I'm writing a bootloader that has to update the chip's application code over Bluetooth. The firmware should be sent authenticated encrypted to the device. I'm not worried about an attacker gaining access to the hex file (as I've read on here with a 500 dollar device you can clear the lock bit and read the firmware off the device anyway). What I want to do is prevent an attacker from uploading his own (potentially malicious) code to the device over Bluetooth. Therefore I need data authentication so that the device can detect that the code is coming from a malicious sender. Note that the attacker does not have physical access to the device so uploading his own code is only possible over Bluetooth.
The problem is that my code doesn't fit on the Atmega328p's 4kB bootloader. My Bluetooth bootloader is about 3kB without encryption, and with encryption gets up to 10kB (I'm using the avrnacl library). Looking around this forum I found that it is quite unusual to have such a large bootloader so I was wondering whether I was doing something wrong.

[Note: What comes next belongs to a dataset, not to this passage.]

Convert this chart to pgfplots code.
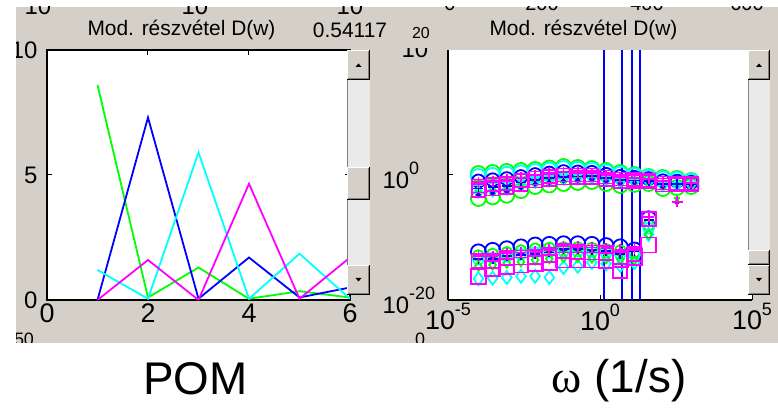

I considered switching to an XMEGA but they have a maximum bootloader size of 8kB so that wouldn't work either. An ARM chip or something similar would be another solution but this would require me to rewrite all of the code. And it seems a bit overkill since the performance of the Atmega is fine, it's just the bootloader that's too small for my purposes. Another solution would be to get an external memory chip for the bootloader (is this possible?) or even another avr chip just for encryption. Or an authenticated encryption library that's a lot smaller than the one I'm using right now. I'm not sure what the best way to go is here, I would appreciate any help!